In my last post I took a look at a group of people that populated London’s streets in the mid 1800s called Patterers. This was the heyday of the street merchant or costermonger. Alongside these were the street entertainer. I have to come clean, I loath street entertainers of the type you see today in places such as Covent Garden. Sometimes I want to scream at the hoards of tourists who pack the piazza, “You’ve got all these streets, their architecture and history around you, and you choose to spend your time watching some failed RADA evictee being a silver painted living statue, are you mad!”, but each to their own. Oh how much better I feel getting that off my chest.

One street entertainer that I would have like to have seen and would probably have parted with a few coins for the privilege, was Billy Waters.


Billy Waters was a black sailor in the Royal Navy who served in North America. He may have been born into enslavement around 1778 and then been set free or escaped his master, but details of his early life are unclear. After losing his leg in an accident at sea, when he fell from the mast’s rigging he moved to London where he was awarded a very small Naval pension. He helped support his wife and two children by busking outside the Adelphi Theatre on the Strand. He became a well known entertainer, famous not only for this singing and violin-playing but also for his sailor hat and feathers and for his peculiar antics, as he would dance nautical jigs, his peg leg clip clopping on the pavement as he capered about.


Depiction of “A life in London”

His fame was such that he became a character depicted in playwright William Moncrieff’s Tom and Jerry, or Life in London and Billy played himself in several performances. He was elected King of Beggars because of his fame and the regard of his peers. His small naval pension eventually left him so poor that he had to sell his violin and it was said that he would have also sold his wooden leg but it was worthless with wear.
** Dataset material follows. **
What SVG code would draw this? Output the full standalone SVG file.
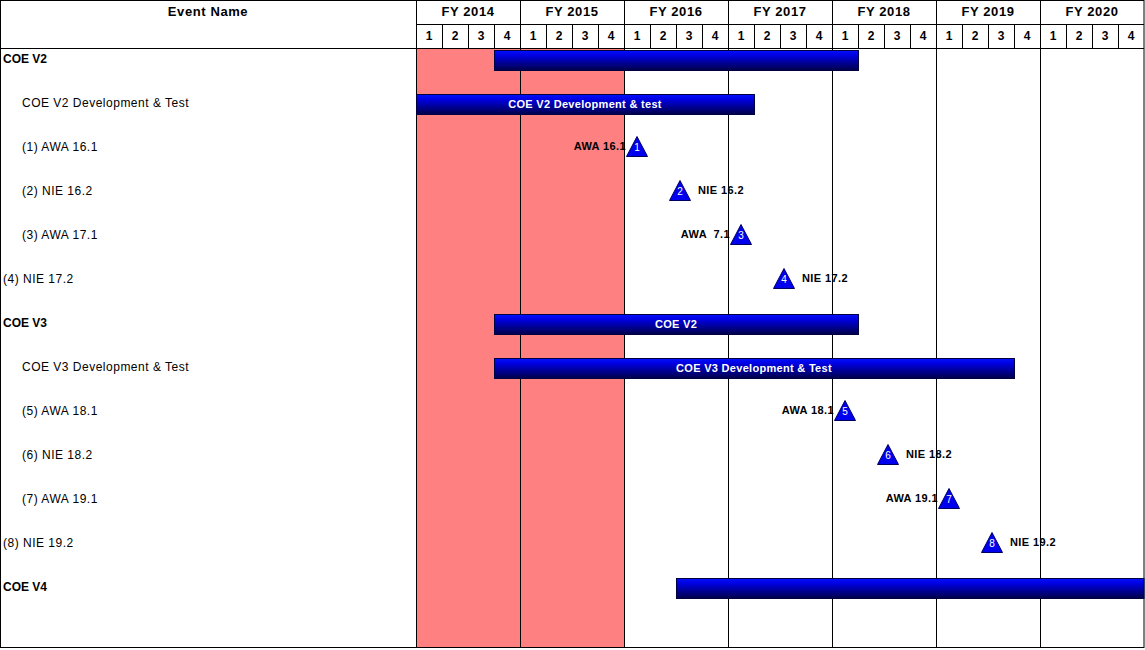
<svg xmlns="http://www.w3.org/2000/svg" width="1145" height="650" viewBox="0 0 1145 650">
<style>
text{font-family:"Liberation Sans",Arial,sans-serif;fill:#000}
.hdr{font-size:13px;font-weight:bold;letter-spacing:0.6px;text-anchor:middle}
.q{font-size:12px;font-weight:bold;text-anchor:middle}
.grp{font-size:12px;font-weight:bold}
.lbl{font-size:12px;letter-spacing:0.5px}
.bt{font-size:11px;font-weight:bold;fill:#fff;text-anchor:middle;letter-spacing:0.3px}
.ml{font-size:11px;font-weight:bold;letter-spacing:0.4px}
.num{font-size:10px;fill:#fff;text-anchor:middle}
.ln{stroke:#000;stroke-width:1;fill:none}
.bar{fill:url(#bg);stroke:#000040;stroke-width:1}
.tri{fill:#0000EE;stroke:#000060;stroke-width:1}
</style>
<defs>
<linearGradient id="bg" x1="0" y1="0" x2="0" y2="1">
<stop offset="0" stop-color="#0010FF"/>
<stop offset="0.25" stop-color="#0000E0"/>
<stop offset="1" stop-color="#000048"/>
</linearGradient>
</defs>
<rect x="0" y="0" width="1145" height="650" fill="#fff"/>
<rect id="highlight" x="416" y="48" width="208" height="600" fill="#FF8080"/>
<g id="grid" class="ln">
<rect x="0.5" y="0.5" width="1143.5" height="647"/>
<line x1="416.5" y1="0" x2="416.5" y2="648"/>
<line x1="0" y1="48.5" x2="1144" y2="48.5"/>
<line x1="416" y1="24.5" x2="1144" y2="24.5"/>
<line x1="520.5" y1="0" x2="520.5" y2="648"/>
<line x1="624.5" y1="0" x2="624.5" y2="648"/>
<line x1="728.5" y1="0" x2="728.5" y2="648"/>
<line x1="832.5" y1="0" x2="832.5" y2="648"/>
<line x1="936.5" y1="0" x2="936.5" y2="648"/>
<line x1="1040.5" y1="0" x2="1040.5" y2="648"/>
<path d="M442.5 24V48M468.5 24V48M494.5 24V48M546.5 24V48M572.5 24V48M598.5 24V48M650.5 24V48M676.5 24V48M702.5 24V48M754.5 24V48M780.5 24V48M806.5 24V48M858.5 24V48M884.5 24V48M910.5 24V48M962.5 24V48M988.5 24V48M1014.5 24V48M1066.5 24V48M1092.5 24V48M1118.5 24V48"/>
</g>
<g id="header">
<text class="hdr" x="208" y="16">Event Name</text>
<text class="hdr" x="468" y="16">FY 2014</text>
<text class="hdr" x="572" y="16">FY 2015</text>
<text class="hdr" x="676" y="16">FY 2016</text>
<text class="hdr" x="780" y="16">FY 2017</text>
<text class="hdr" x="884" y="16">FY 2018</text>
<text class="hdr" x="988" y="16">FY 2019</text>
<text class="hdr" x="1092" y="16">FY 2020</text>
<g class="q">
<text x="429" y="40">1</text><text x="455" y="40">2</text><text x="481" y="40">3</text><text x="507" y="40">4</text>
<text x="533" y="40">1</text><text x="559" y="40">2</text><text x="585" y="40">3</text><text x="611" y="40">4</text>
<text x="637" y="40">1</text><text x="663" y="40">2</text><text x="689" y="40">3</text><text x="715" y="40">4</text>
<text x="741" y="40">1</text><text x="767" y="40">2</text><text x="793" y="40">3</text><text x="819" y="40">4</text>
<text x="845" y="40">1</text><text x="871" y="40">2</text><text x="897" y="40">3</text><text x="923" y="40">4</text>
<text x="949" y="40">1</text><text x="975" y="40">2</text><text x="1001" y="40">3</text><text x="1027" y="40">4</text>
<text x="1053" y="40">1</text><text x="1079" y="40">2</text><text x="1105" y="40">3</text><text x="1131" y="40">4</text>
</g>
</g>
<g id="connectors"></g>
<g id="row-coe-v2">
<text class="grp" x="3" y="62.5">COE V2</text>
<rect class="bar" x="494.5" y="50.5" width="364" height="20"/>
</g>
<g id="row-coe-v2-dev">
<text class="lbl" x="22" y="106.5">COE V2 Development &amp; Test</text>
<rect class="bar" x="416.5" y="94.5" width="338" height="20"/>
<text class="bt" x="585" y="107.5">COE V2 Development &amp; test</text>
</g>
<g id="row-awa-16-1">
<text class="lbl" x="22" y="150.5">(1) AWA 16.1</text>
<polygon class="tri" points="637,136.5 626.5,156.5 647.5,156.5"/>
<text class="num" x="637" y="151">1</text>
<text class="ml" x="626" y="150.3" text-anchor="end">AWA 16.1</text>
</g>
<g id="row-nie-16-2">
<text class="lbl" x="22" y="194.5">(2) NIE 16.2</text>
<polygon class="tri" points="680,180.5 669.5,200.5 690.5,200.5"/>
<text class="num" x="680" y="195">2</text>
<text class="ml" x="698" y="194.3">NIE 16.2</text>
</g>
<g id="row-awa-17-1">
<text class="lbl" x="22" y="238.5">(3) AWA 17.1</text>
<polygon class="tri" points="741,224.5 730.5,244.5 751.5,244.5"/>
<text class="num" x="741" y="239">3</text>
<text class="ml" x="730" y="238.3" text-anchor="end" xml:space="preserve" style="white-space:pre">AWA  7.1</text>
</g>
<g id="row-nie-17-2">
<text class="lbl" x="3" y="282.5">(4) NIE 17.2</text>
<polygon class="tri" points="784,268.5 773.5,288.5 794.5,288.5"/>
<text class="num" x="784" y="283">4</text>
<text class="ml" x="802" y="282.3">NIE 17.2</text>
</g>
<g id="row-coe-v3">
<text class="grp" x="3" y="326.5">COE V3</text>
<rect class="bar" x="494.5" y="314.5" width="364" height="20"/>
<text class="bt" x="676" y="327.5">COE V2</text>
</g>
<g id="row-coe-v3-dev">
<text class="lbl" x="22" y="370.5">COE V3 Development &amp; Test</text>
<rect class="bar" x="494.5" y="358.5" width="520" height="20"/>
<text class="bt" x="754" y="371.5">COE V3 Development &amp; Test</text>
</g>
<g id="row-awa-18-1">
<text class="lbl" x="22" y="414.5">(5) AWA 18.1</text>
<polygon class="tri" points="845,400.5 834.5,420.5 855.5,420.5"/>
<text class="num" x="845" y="415">5</text>
<text class="ml" x="834" y="414.3" text-anchor="end">AWA 18.1</text>
</g>
<g id="row-nie-18-2">
<text class="lbl" x="22" y="458.5">(6) NIE 18.2</text>
<polygon class="tri" points="888,444.5 877.5,464.5 898.5,464.5"/>
<text class="num" x="888" y="459">6</text>
<text class="ml" x="906" y="458.3">NIE 18.2</text>
</g>
<g id="row-awa-19-1">
<text class="lbl" x="22" y="502.5">(7) AWA 19.1</text>
<polygon class="tri" points="949,488.5 938.5,508.5 959.5,508.5"/>
<text class="num" x="949" y="503">7</text>
<text class="ml" x="938" y="502.3" text-anchor="end">AWA 19.1</text>
</g>
<g id="row-nie-19-2">
<text class="lbl" x="3" y="546.5">(8) NIE 19.2</text>
<polygon class="tri" points="992,532.5 981.5,552.5 1002.5,552.5"/>
<text class="num" x="992" y="547">8</text>
<text class="ml" x="1010" y="546.3">NIE 19.2</text>
</g>
<g id="row-coe-v4">
<text class="grp" x="3" y="590.5">COE V4</text>
<rect class="bar" x="676.5" y="578.5" width="467.5" height="20"/>
</g>
</svg>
At the age of 45 Billy suddenly fell ill and died ten days later in the St Giles workhouse. He left a will, which was written in verse, one part reads

Thus poor Black Billy’s made his Will, His Property was small good lack, For till the day death did him kill His house he carried on his back. The Adelphi now may say alas! And to his memory raise a stone: Their gold will be exchanged for brass, Since poor Black Billy’s dead and gone.